This plugin has to be installed to all instances/servers from which you plan to gather logs. It will send logs to the Loki server (defined in the current repo as a docker-compose service).
docker plugin \
install grafana/loki-docker-driver:2.9.2 \
--alias loki \
--grant-all-permissions
Each Docker app has to be configured with a new log driver utilizing the plugin that was just installed:
docker run \
--log-driver=loki \
--log-opt loki-url="https://<user_id>:<password>@logs-us-west1.grafana.net/loki/api/v1/push" \
--log-opt loki-retries=5 \
--log-opt loki-batch-size=400 \
your-name/your-image
Log driver can also be specified in the docker-compose.yml
file:
version: "3.7"
services:
logger:
image: your-name/your-image
logging:
driver: loki
options:
loki-url: "https://<user_id>:<password>@logs-prod-us-central1.grafana.net/loki/api/v1/push"

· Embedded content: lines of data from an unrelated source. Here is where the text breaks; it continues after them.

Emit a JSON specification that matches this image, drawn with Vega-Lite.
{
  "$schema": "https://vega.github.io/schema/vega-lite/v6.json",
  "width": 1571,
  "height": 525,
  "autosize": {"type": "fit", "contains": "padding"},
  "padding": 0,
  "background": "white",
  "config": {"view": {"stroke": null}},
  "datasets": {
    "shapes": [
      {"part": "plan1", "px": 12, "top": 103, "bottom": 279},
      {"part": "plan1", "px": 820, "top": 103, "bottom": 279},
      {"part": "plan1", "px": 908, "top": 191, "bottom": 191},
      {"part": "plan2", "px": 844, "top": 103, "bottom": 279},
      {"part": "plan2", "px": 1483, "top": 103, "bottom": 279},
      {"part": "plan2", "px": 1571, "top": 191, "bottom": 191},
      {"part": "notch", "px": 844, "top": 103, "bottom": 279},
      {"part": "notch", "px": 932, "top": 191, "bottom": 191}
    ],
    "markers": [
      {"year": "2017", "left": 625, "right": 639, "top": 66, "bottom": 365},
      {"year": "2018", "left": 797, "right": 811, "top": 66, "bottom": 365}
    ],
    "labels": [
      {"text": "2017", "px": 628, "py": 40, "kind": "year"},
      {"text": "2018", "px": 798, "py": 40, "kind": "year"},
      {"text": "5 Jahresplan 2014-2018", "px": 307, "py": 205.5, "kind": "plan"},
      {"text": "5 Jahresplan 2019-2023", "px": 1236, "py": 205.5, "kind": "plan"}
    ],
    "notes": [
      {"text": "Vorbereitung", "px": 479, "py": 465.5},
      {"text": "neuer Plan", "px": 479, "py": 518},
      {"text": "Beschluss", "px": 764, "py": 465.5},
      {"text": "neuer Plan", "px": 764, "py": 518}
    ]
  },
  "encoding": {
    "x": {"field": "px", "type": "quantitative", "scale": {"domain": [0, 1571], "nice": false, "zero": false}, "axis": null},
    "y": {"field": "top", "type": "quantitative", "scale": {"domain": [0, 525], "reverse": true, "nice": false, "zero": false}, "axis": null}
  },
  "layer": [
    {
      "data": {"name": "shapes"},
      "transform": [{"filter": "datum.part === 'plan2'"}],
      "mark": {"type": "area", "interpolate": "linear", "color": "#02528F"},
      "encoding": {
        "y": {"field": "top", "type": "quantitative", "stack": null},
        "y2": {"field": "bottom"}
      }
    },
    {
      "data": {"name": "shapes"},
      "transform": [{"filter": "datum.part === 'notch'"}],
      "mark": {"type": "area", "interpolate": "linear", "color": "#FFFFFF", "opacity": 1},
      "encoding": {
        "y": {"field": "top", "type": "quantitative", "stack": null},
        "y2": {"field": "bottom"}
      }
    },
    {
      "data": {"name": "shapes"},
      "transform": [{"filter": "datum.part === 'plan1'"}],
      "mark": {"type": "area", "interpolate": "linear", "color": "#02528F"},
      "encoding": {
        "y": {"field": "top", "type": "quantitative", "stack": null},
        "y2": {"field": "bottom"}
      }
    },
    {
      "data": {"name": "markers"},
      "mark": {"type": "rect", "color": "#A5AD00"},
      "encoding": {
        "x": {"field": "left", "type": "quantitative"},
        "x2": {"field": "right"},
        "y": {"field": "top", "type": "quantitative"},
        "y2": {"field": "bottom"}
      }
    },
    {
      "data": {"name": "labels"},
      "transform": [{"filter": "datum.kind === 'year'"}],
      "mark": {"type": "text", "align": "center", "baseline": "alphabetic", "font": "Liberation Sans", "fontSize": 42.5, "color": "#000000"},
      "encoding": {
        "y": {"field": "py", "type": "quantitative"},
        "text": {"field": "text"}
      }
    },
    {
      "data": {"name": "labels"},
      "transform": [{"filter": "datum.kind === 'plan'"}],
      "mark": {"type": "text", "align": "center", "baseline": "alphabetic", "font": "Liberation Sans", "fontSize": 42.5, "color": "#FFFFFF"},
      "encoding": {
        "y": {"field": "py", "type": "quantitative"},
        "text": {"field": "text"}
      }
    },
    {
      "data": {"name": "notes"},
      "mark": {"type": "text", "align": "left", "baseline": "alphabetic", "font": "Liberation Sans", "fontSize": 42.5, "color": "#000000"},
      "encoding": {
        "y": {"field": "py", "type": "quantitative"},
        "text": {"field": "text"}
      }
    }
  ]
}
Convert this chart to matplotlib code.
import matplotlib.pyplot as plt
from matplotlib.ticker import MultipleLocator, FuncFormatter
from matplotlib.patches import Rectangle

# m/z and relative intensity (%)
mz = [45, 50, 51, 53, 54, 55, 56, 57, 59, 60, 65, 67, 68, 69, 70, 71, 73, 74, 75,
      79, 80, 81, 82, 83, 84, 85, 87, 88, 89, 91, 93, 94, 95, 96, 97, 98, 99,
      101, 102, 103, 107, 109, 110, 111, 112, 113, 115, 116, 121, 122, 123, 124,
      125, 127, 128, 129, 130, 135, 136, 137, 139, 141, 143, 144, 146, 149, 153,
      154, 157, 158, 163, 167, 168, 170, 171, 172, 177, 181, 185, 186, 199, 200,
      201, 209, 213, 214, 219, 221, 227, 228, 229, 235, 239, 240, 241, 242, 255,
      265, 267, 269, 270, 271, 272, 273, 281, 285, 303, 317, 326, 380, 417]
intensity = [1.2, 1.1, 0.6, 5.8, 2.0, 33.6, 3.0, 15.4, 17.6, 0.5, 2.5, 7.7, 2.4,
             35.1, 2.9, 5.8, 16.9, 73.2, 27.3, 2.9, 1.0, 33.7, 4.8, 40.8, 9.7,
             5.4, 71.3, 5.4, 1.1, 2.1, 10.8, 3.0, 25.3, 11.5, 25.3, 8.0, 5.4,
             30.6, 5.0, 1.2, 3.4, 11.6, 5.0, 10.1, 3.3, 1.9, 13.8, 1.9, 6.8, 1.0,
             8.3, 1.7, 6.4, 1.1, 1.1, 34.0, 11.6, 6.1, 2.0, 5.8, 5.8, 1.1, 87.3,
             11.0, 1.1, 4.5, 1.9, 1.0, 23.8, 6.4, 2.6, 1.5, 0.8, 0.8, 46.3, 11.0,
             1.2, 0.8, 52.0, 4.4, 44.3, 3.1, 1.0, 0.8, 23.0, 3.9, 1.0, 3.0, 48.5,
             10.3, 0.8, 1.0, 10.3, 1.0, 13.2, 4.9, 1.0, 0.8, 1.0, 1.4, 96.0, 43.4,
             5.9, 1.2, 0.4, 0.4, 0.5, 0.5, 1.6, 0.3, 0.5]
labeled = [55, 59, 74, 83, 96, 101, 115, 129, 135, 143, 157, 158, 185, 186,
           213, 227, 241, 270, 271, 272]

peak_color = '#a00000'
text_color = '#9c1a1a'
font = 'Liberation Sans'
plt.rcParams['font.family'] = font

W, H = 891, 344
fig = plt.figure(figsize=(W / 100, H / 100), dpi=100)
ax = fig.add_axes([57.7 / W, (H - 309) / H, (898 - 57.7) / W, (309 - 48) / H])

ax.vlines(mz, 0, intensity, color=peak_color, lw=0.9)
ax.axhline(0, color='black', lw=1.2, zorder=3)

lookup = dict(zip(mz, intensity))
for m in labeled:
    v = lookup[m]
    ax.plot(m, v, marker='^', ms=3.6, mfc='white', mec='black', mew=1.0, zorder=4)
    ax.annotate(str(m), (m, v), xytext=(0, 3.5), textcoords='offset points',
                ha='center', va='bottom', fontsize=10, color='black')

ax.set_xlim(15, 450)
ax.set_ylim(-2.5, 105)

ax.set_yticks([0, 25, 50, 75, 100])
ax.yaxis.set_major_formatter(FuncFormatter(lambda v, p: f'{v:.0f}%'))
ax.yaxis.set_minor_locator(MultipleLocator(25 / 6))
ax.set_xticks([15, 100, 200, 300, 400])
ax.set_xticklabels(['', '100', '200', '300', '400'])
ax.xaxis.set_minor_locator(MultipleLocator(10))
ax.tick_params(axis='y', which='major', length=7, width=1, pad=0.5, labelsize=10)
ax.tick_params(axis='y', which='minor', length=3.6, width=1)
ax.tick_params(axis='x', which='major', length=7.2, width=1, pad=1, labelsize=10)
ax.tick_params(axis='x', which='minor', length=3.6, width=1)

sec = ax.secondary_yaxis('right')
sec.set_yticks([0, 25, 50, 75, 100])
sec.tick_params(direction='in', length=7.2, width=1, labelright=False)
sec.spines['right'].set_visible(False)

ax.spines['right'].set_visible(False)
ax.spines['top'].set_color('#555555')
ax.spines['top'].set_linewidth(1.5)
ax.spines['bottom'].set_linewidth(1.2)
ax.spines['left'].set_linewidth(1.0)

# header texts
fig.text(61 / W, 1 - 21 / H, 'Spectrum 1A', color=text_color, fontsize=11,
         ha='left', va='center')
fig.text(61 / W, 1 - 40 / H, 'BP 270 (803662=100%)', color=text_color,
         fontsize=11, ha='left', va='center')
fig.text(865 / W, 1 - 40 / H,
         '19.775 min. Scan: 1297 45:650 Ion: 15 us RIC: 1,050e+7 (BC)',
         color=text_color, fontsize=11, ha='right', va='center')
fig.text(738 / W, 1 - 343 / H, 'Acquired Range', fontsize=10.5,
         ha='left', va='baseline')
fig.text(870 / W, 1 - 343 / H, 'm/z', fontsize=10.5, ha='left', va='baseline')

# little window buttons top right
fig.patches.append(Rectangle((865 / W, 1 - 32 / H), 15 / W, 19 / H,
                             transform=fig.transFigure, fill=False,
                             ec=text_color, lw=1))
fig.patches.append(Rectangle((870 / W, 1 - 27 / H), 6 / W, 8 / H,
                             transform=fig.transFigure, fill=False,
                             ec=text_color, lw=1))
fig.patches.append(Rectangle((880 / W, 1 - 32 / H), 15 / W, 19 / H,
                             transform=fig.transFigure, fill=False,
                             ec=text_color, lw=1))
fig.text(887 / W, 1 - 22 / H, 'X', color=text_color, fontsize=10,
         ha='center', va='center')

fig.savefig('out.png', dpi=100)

This step is only needed if you plan to run Grafana as a secured HTTPS web app (either directly or with a reverse proxy like Nginx).
# AWS credentials to modify Route 53 entries
# (IAM policy described in the docs)
AWS_ACCESS_KEY_ID=
AWS_SECRET_ACCESS_KEY=
# domain name to generate certificates for
SSL_DOMAIN_NAME=
Execute the script (it will read variables from the .env
file):
bash ./generate-ssl-certificates.sh
Currently, this script is configured to work with Route 53 DNS provider only, more providers can be added in the future.
There are multiple ways to run this configuration. Grafana, Loki and optionally Nginx will be executed in detached (background) mode.
# this mode is default so the main entry script can be executed simply as:
bash ./run.sh
# or you can specify the mode as well:
bash ./run.sh --mode=grafana-http
Certificates are required for this mode.
Be sure to generate them first using the generate-ssl-certificates.sh
script.
Grafana service container will be running as a root
user (not recommended,
but that's how it can access the certificate files). If it's not feasible,
try running with Nginx as a reverse proxy.
bash ./run.sh --mode=grafana-https
Certificates are required here as well.
bash ./run.sh --mode=nginx-https
Certificates are required here as well.
They will be copied to this path: /etc/ssl/live/${SSL_DOMAIN_NAME}
(it will be automatically created).
The generated virtual host config file will be copied to the directory
specified in the NGINX_EXTERNAL_FOLDER
variable which defaults to
/etc/nginx/conf.d
. It can also be set to /etc/nginx/sites-enabled
if
that's how your Nginx is configured.